Sometimes when I plug into HDMI and ask gnome-control-center to switch the hardware's profile from "Analog Stereo Duplex" to "Digital Stereo (HDMI) Output", it doesn't work. You don't actually get sound on the output, and if you click the "Test speakers" button gnome-control-center dies with as segfault.
Sometimes, it's the other way around. For example, this is what I recall has happened in the last 12 hours:
1. Plugged the laptop onto an HDTV's HDMI cable. Screen turns on automatically, and I disable the laptop screen.
2. In gnome-control-center, change the hardware profile from "Analog Stereo Duplex" to "Digital Stereo (HDMI) Output"
3. It works! Grab some popcorn.
4. Unplug the HDMI cable and forget to care about audio for a few hours.
5. Try to watch some youtube video. "Oh snap, it's still on HDMI audio"
6. In gnome-control-center, change the hardware profile from to "Digital Stereo (HDMI) Output" to "Analog Stereo Duplex". Reload the youtube tab, no joy. Close the browser and reload it, no joy.
7. Go to gnome-control-center's sound prefs, click the Test speakers button, segfault.
8. alt+F2, "pulseaudio -k && pulseaudio -D"

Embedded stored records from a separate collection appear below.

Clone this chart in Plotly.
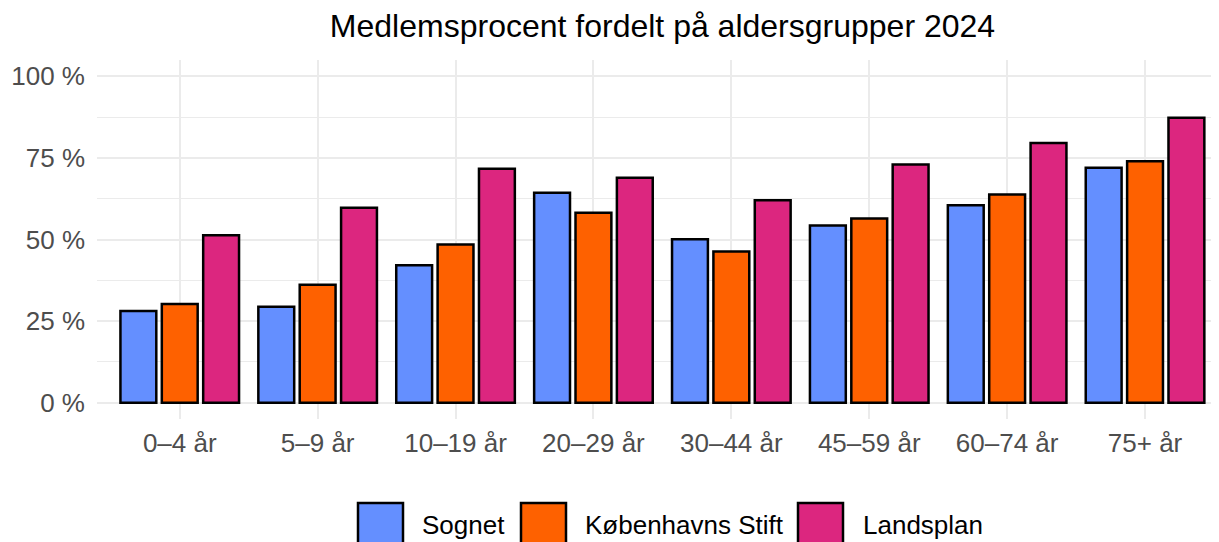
import plotly.graph_objects as go

categories = ["0–4 år", "5–9 år", "10–19 år", "20–29 år", "30–44 år", "45–59 år", "60–74 år", "75+ år"]
series_names = ["Sognet", "Københavns Stift", "Landsplan"]
sognet = [28.1, 29.4, 42.1, 64.3, 50.1, 54.3, 60.5, 72.0]
kbh_stift = [30.2, 36.1, 48.5, 58.2, 46.3, 56.4, 63.8, 74.0]
landsplan = [51.3, 59.7, 71.7, 68.9, 62.0, 73.0, 79.6, 87.3]
y_ticks = [0, 25, 50, 75, 100]
y_tick_labels = ["0 %", "25 %", "50 %", "75 %", "100 %"]
colors = ["#648FFF", "#FE6100", "#DC267F"]

# the page body has an 8px margin; size the figure so it ends at the window edge
OFF = 8
WIN_W, WIN_H = 1219, 542
W, H = WIN_W - OFF, WIN_H - OFF
FONT = "Liberation Sans, Arial, sans-serif"


def fx(px):  # window x -> figure x
    return px - OFF


def fy(py):  # window y -> figure y
    return py - OFF


fig = go.Figure()
for name, vals, col in zip(series_names, [sognet, kbh_stift, landsplan], colors):
    fig.add_trace(go.Bar(
        x=list(range(len(categories))), y=vals, name=name,
        marker=dict(color=col, line=dict(color="black", width=2.5)),
        showlegend=False,
    ))

panel_left, panel_top, panel_bottom = 97, 60, 419
ml = fx(panel_left)
mt = fy(panel_top)
mb = WIN_H - panel_bottom
mr = 0
pw = W - ml - mr
ph = H - mt - mb
unit = 137.9
x_end = -0.6 + pw / unit

fig.update_layout(
    width=W, height=H,
    margin=dict(l=ml, r=mr, t=mt, b=mb, autoexpand=False),
    paper_bgcolor="white", plot_bgcolor="white",
    barmode="group", bargap=0.1, bargroupgap=0.133,
    font=dict(family=FONT),
    title=dict(text="Medlemsprocent fordelt på aldersgrupper 2024",
               font=dict(size=32, color="black", family=FONT),
               xref="container", yref="container",
               x=fx(662.5) / W, xanchor="center", y=1 - fy(26) / H, yanchor="middle"),
    xaxis=dict(
        range=[-0.6, x_end], tickmode="array",
        tickvals=list(range(len(categories))), ticktext=categories,
        showgrid=True, gridcolor="#EBEBEB", gridwidth=2.3,
        zeroline=False, showline=False, ticks="",
        tickfont=dict(size=26, color="#4D4D4D", family=FONT),
        ticklabelstandoff=6,
    ),
    yaxis=dict(
        range=[-5, 105], tickmode="array", tickvals=y_ticks, ticktext=y_tick_labels,
        showgrid=True, gridcolor="#EBEBEB", gridwidth=2.3,
        zeroline=False, showline=False, ticks="",
        tickfont=dict(size=26, color="#4D4D4D", family=FONT),
        ticklabelstandoff=11,
        minor=dict(tickvals=[12.5, 37.5, 62.5, 87.5], showgrid=True,
                   gridcolor="#EBEBEB", gridwidth=1.2),
    ),
)

# legend drawn manually (large keys like the reference)
legend_boxes = [358, 521, 798]
legend_texts = [420, 583, 861]
box_w = 45
box_top = 503
text_mid = 525
for name, col, bx, tx in zip(series_names, colors, legend_boxes, legend_texts):
    fig.add_shape(type="rect", xref="paper", yref="paper",
                  x0=(fx(bx) - ml) / pw, x1=(fx(bx + box_w) - ml) / pw,
                  y0=(H - mb - fy(box_top + box_w)) / ph,
                  y1=(H - mb - fy(box_top)) / ph,
                  fillcolor=col, line=dict(color="black", width=2.5))
    fig.add_annotation(text=name, xref="paper", yref="paper",
                       x=(fx(tx) - ml) / pw,
                       y=(H - mb - fy(text_mid)) / ph,
                       xanchor="left", yanchor="middle", showarrow=False,
                       font=dict(size=26, color="black", family=FONT))

fig.write_html("out.html")
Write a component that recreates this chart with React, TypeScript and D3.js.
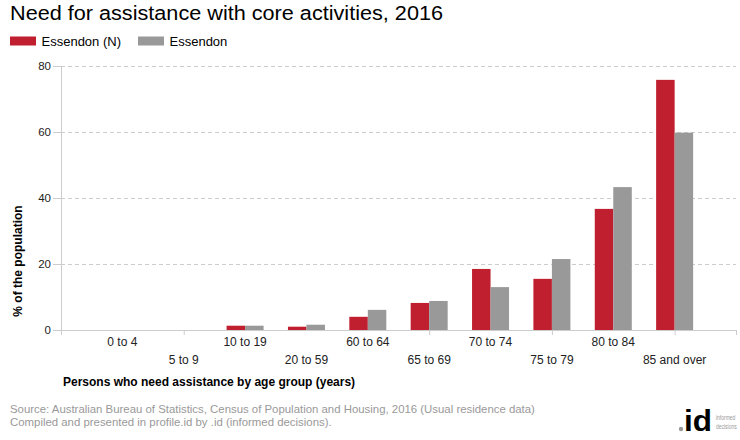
import React from "react";
import * as d3 from "d3";

const categories = ["0 to 4", "5 to 9", "10 to 19", "20 to 59", "60 to 64", "65 to 69", "70 to 74", "75 to 79", "80 to 84", "85 and over"];
const seriesNames = ["Essendon (N)", "Essendon"];
const essendonN = [0, 0, 1.3, 1.0, 4.0, 8.2, 18.5, 15.5, 36.7, 75.8];
const essendon = [0, 0, 1.3, 1.6, 6.1, 8.8, 13.0, 21.5, 43.3, 59.8];
const yTicks = [0, 20, 40, 60, 80];
const tickSlots = [0, 2, 6, 8, 10, 11];
const colors = ["#C01F2F", "#999999"];

const W = 740, H = 440;
const left = 61, right = 736, top = 66, bottom = 330;
const font = "Arial, 'Liberation Sans', sans-serif";

export default function App() {
  const x = d3.scalePoint<string>().domain(categories).range([left, right]).padding(1);
  const step = x.step();
  const y = d3.scaleLinear().domain([0, 80]).range([bottom, top]);
  const bw = 18.5;
  const series = [essendonN, essendon];

  return (
    <svg width={W} height={H} style={{ position: "absolute", left: 0, top: 0, background: "#fff" }} fontFamily={font}>
      <rect width={W} height={H} fill="#fff" />
      <text x={10} y={20} fontSize={20} fill="#000" textLength={433} lengthAdjust="spacingAndGlyphs">Need for assistance with core activities, 2016</text>
      {seriesNames.map((n, i) => (
        <g key={n} transform={`translate(${i === 0 ? 10 : 138},0)`}>
          <rect x={0} y={36.5} width={26} height={9} fill={colors[i]} />
          <text x={31.5} y={45.5} fontSize={13} fill="#000">{n}</text>
        </g>
      ))}
      {yTicks.map((t) => (
        <g key={t}>
          {t > 0 && (
            <line x1={left} x2={right} y1={Math.round(y(t)) + 0.5} y2={Math.round(y(t)) + 0.5} stroke="#cccccc" strokeDasharray="4,3" />
          )}
          <line x1={53} x2={left} y1={Math.round(y(t)) + 0.5} y2={Math.round(y(t)) + 0.5} stroke="#cccccc" />
          <text x={51} y={y(t) + 4} fontSize={11.5} textAnchor="end" fill="#222">{t}</text>
        </g>
      ))}
      <line x1={left + 0.5} x2={left + 0.5} y1={top} y2={bottom} stroke="#cccccc" />
      {categories.map((c, i) => (
        <g key={c}>
          {series.map((s, k) => (
            <rect key={k} x={x(c)! - bw + k * bw} y={y(s[i])} width={bw} height={bottom - y(s[i])} fill={colors[k]} />
          ))}
        </g>
      ))}
      <line x1={left} x2={right} y1={bottom + 0.5} y2={bottom + 0.5} stroke="#cccccc" />
      {tickSlots.map((j) => (
        <line key={j} x1={left + j * step + 0.5} x2={left + j * step + 0.5} y1={bottom} y2={bottom + 5} stroke="#cccccc" />
      ))}
      {categories.map((c, i) => (
        <text key={c} x={x(c)} y={i % 2 === 0 ? 346 : 364} fontSize={12} textAnchor="middle" fill="#222">{c}</text>
      ))}
      <text x={63} y={386} fontSize={12} fontWeight="bold" fill="#000">Persons who need assistance by age group (years)</text>
      <text transform="translate(22,261) rotate(-90)" fontSize={12} fontWeight="bold" textAnchor="middle" fill="#000">% of the population</text>
      <text x={10} y={413} fontSize={11.4} fill="#999">Source: Australian Bureau of Statistics, Census of Population and Housing, 2016 (Usual residence data)</text>
      <text x={10} y={426} fontSize={11.4} fill="#999">Compiled and presented in profile.id by .id (informed decisions).</text>
      <g>
        <circle cx={681} cy={429} r={2.2} fill="#999" />
        <text x={684} y={431} fontSize={30} fontWeight="bold" fill="#000" textLength={28} lengthAdjust="spacingAndGlyphs">id</text>
        <text transform="translate(716,420) scale(0.62,1)" fontSize={8} fill="#999">informed</text>
        <text transform="translate(716,429) scale(0.62,1)" fontSize={8} fill="#999">decisions</text>
      </g>
    </svg>
  );
}
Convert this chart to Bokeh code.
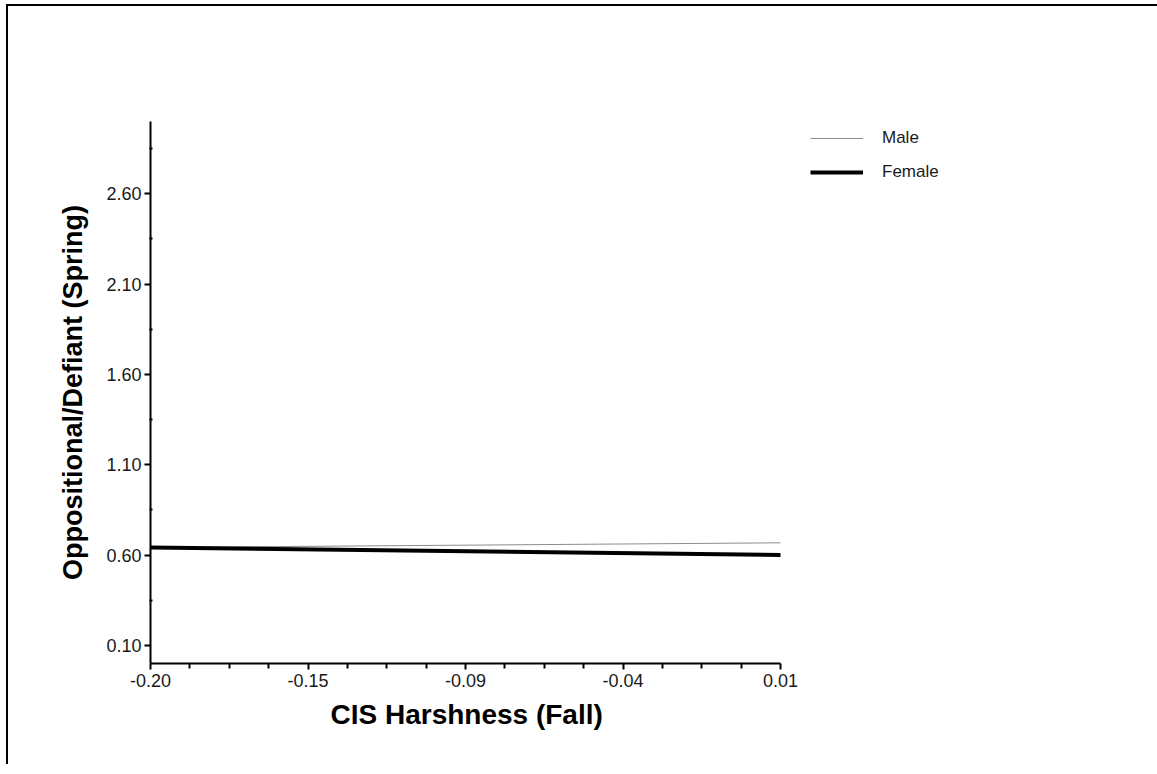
from bokeh.plotting import figure
from bokeh.models import FixedTicker, Legend, LegendItem, Range1d, Title
from bokeh.embed import file_html
from bokeh.resources import INLINE
import numpy as np

# ---- data ----
x_vals = [-0.20, 0.01]
male = [0.642, 0.668]
female = [0.642, 0.601]

x_ticks = [-0.2, -0.1475, -0.095, -0.0425, 0.01]
x_tick_labels = ["-0.20", "-0.15", "-0.09", "-0.04", "0.01"]
y_ticks = [0.10, 0.60, 1.10, 1.60, 2.10, 2.60]
y_tick_labels = ["0.10", "0.60", "1.10", "1.60", "2.10", "2.60"]
y_minor = [0.35, 0.85, 1.35, 1.85, 2.35, 2.85]

FONT = "Liberation Sans"

# frame is widened to the right (x up to 0.08) so the legend fits inside it;
# the x axis itself is bounded to -0.20 .. 0.01
p = figure(width=1152, height=760, output_backend="svg", toolbar_location=None,
           x_range=Range1d(-0.20, 0.08), y_range=Range1d(0.0, 3.0),
           min_border_left=142, min_border_right=170, min_border_top=115, min_border_bottom=103)
p.margin = (4, 0, 0, 6)
p.styles = {"border-style": "solid none none solid", "border-width": "2px",
            "border-color": "black"}
p.outline_line_color = None
p.xgrid.visible = False
p.ygrid.visible = False

r_male = p.line(x_vals, male, line_color="#8c8c8c", line_width=1)
r_female = p.line(x_vals, female, line_color="black", line_width=4)

x_minor = [v for v in np.linspace(-0.2, 0.01, 17) if not any(abs(v - t) < 1e-9 for t in x_ticks)]
p.xaxis.ticker = FixedTicker(ticks=x_ticks, minor_ticks=x_minor)
p.xaxis.major_label_overrides = {t: l for t, l in zip(x_ticks, x_tick_labels)}
p.xaxis.bounds = (-0.20, 0.01)
p.yaxis.ticker = FixedTicker(ticks=y_ticks, minor_ticks=y_minor)
p.yaxis.major_label_overrides = {t: l for t, l in zip(y_ticks, y_tick_labels)}

for ax in (p.xaxis, p.yaxis):
    ax.axis_line_width = 2
    ax.axis_line_color = "black"
    ax.major_tick_line_color = "black"
    ax.minor_tick_line_color = "black"
    ax.major_tick_line_width = 2
    ax.minor_tick_line_width = 2
    ax.major_label_text_font = FONT
    ax.major_label_text_font_size = "18px"
    ax.major_label_text_color = "#1a1a1a"
    ax.axis_label_text_font = FONT
    ax.axis_label_text_font_style = "bold"
    ax.axis_label_text_color = "black"

p.xaxis.major_tick_in = 0
p.xaxis.major_tick_out = 6
p.xaxis.minor_tick_in = 0
p.xaxis.minor_tick_out = 5
p.xaxis.major_label_standoff = 4

# x-axis title centred under the bounded axis (-0.20 .. 0.01)
x_title = Title(text="CIS Harshness (Fall)", align="left", offset=180, standoff=15,
                text_font=FONT, text_font_size="28px", text_font_style="bold",
                text_color="black")
p.add_layout(x_title, "below")

p.yaxis.major_tick_in = 0
p.yaxis.major_tick_out = 6
p.yaxis.minor_tick_in = 2
p.yaxis.minor_tick_out = 1
p.yaxis.major_label_standoff = 3
p.yaxis.axis_label = "Oppositional/Defiant (Spring)"
p.yaxis.axis_label_text_font_size = "27px"
p.yaxis.axis_label_standoff = 15

legend = Legend(items=[LegendItem(label="Male", renderers=[r_male]),
                       LegendItem(label="Female", renderers=[r_female])],
                location=(660, 481), padding=0, margin=0, spacing=14,
                glyph_width=53, glyph_height=20, label_height=20, label_standoff=19,
                label_text_font=FONT, label_text_font_size="17px", label_text_color="#1a1a1a",
                border_line_color=None, background_fill_alpha=0)
p.add_layout(legend, "center")

open("out.html", "w").write(file_html(p, INLINE))
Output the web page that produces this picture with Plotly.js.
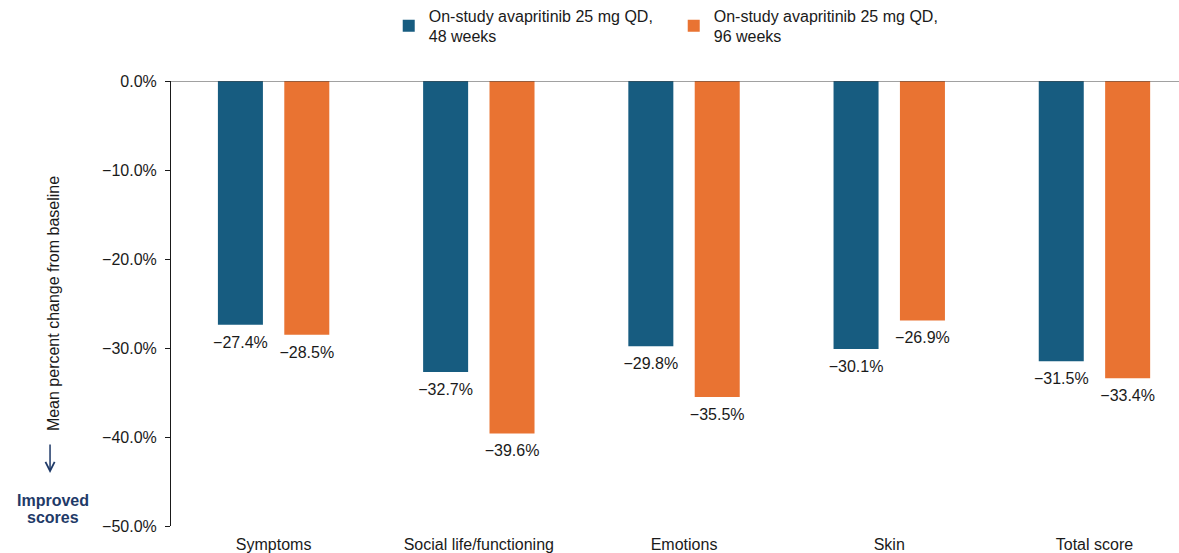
<!DOCTYPE html>
<html>
<head>
<meta charset="utf-8">
<script src="https://cdn.plot.ly/plotly-3.0.1.min.js"></script>
<style>html,body{margin:0;padding:0;background:#fff;}#chart{width:1179px;height:553px;}</style>
</head>
<body>
<div id="chart"></div>
<script>
const categories = ["Symptoms", "Social life/functioning", "Emotions", "Skin", "Total score"];
const weeks48 = [-27.4, -32.7, -29.8, -30.1, -31.5];
const weeks96 = [-28.5, -39.6, -35.5, -26.9, -33.4];
const seriesNames = ["On-study avapritinib 25 mg QD,<br>48 weeks", "On-study avapritinib 25 mg QD,<br>96 weeks"];
const yTicks = [0, -10, -20, -30, -40, -50];

const fmt = v => (v < 0 ? "\u2212" : "") + Math.abs(v).toFixed(1) + "%";

const font = "Liberation Sans, Arial, sans-serif";
const ink = "#1a1a1a";
const blue = "#175c80";
const orange = "#e97332";
const navy = "#1f3a68";

const barTrace = (vals, name, color, grp) => ({
  type: "bar", x: categories, y: vals, name: name, marker: {color: color},
  offsetgroup: grp, alignmentgroup: "a", hoverinfo: "skip"
});
const labelTrace = (vals, grp) => ({
  type: "scatter", mode: "markers+text", x: categories, y: vals,
  text: vals.map(fmt), textposition: "bottom center", cliponaxis: false,
  marker: {size: 16, opacity: 0}, offsetgroup: grp, alignmentgroup: "a",
  textfont: {family: font, size: 16, color: ink}, showlegend: false, hoverinfo: "skip"
});

const traces = [
  barTrace(weeks48, seriesNames[0], blue, "g1"),
  barTrace(weeks96, seriesNames[1], orange, "g2"),
  labelTrace(weeks48, "g1"),
  labelTrace(weeks96, "g2")
];

const layout = {
  width: 1179, height: 553,
  margin: {l: 171, r: 0, t: 81, b: 27, autoexpand: false},
  paper_bgcolor: "#fff", plot_bgcolor: "#fff",
  font: {family: font, size: 16, color: ink},
  barmode: "group", bargap: 0.353, bargroupgap: 0.322,
  scattermode: "group", scattergap: 0.353,
  showlegend: true,
  legend: {orientation: "h", x: 0.216, xanchor: "left", yref: "container", y: 0.953, yanchor: "middle",
           font: {family: font, size: 16, color: ink}, entrywidth: 240, entrywidthmode: "pixels",
           itemwidth: 30, traceorder: "normal", bgcolor: "rgba(0,0,0,0)"},
  xaxis: {range: [-0.5, 4.412], showline: false, showgrid: false, zeroline: false, ticks: "",
          ticklabelstandoff: 7, automargin: false,
          tickfont: {family: font, size: 16, color: ink}},
  yaxis: {range: [-50, 0], tickvals: yTicks, ticktext: yTicks.map(fmt), automargin: false,
          showline: true, linecolor: ink, linewidth: 1, ticks: "outside", ticklen: 5, tickcolor: ink,
          ticklabelstandoff: 5, showgrid: false, zeroline: false,
          tickfont: {family: font, size: 16, color: ink},
          title: {text: "Mean percent change from baseline", standoff: 38,
                  font: {family: font, size: 16, color: ink}}},
  shapes: [{type: "line", xref: "paper", yref: "y", x0: 0, x1: 1, y0: 0, y1: 0,
            line: {color: "#444", width: 1.2}}],
  annotations: [
    {xref: "paper", yref: "paper", x: -0.12, y: 0.119, text: "", showarrow: true,
     ax: 0, ay: -30, arrowhead: 5, arrowsize: 1.2, arrowwidth: 1.5, arrowcolor: navy},
    {xref: "paper", yref: "paper", x: -0.117, y: 0.0584, text: "<b>Improved</b>", showarrow: false,
     font: {family: font, size: 16, color: navy}, xanchor: "center", yanchor: "middle"},
    {xref: "paper", yref: "paper", x: -0.117, y: 0.018, text: "<b>scores</b>", showarrow: false,
     font: {family: font, size: 16, color: navy}, xanchor: "center", yanchor: "middle"}
  ]
};

Plotly.newPlot("chart", traces, layout, {displayModeBar: false, staticPlot: true});
</script>
</body>
</html>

9. Hardware profile switching now works.
Bits from lspci:
00:02.0 VGA compatible controller: Intel Corporation Mobile 4 Series Chipset Integrated Graphics Controller (rev 07)
00:02.1 Display controller: Intel Corporation Mobile 4 Series Chipset Integrated Graphics Controller (rev 07)
00:1b.0 Audio device: Intel Corporation 82801I (ICH9 Family) HD Audio Controller (rev 03)
Created attachment 58242 [details]
output of "pacmd ls" in a normal situation
I believe this requires a pulseaudio verbose log (see https://wiki.ubuntu.com/PulseAudio/Log ) catching when the thing actually stops working and when you try to play something back through a non-working output.
Dropping blocker status till we get enough info to take this forwards.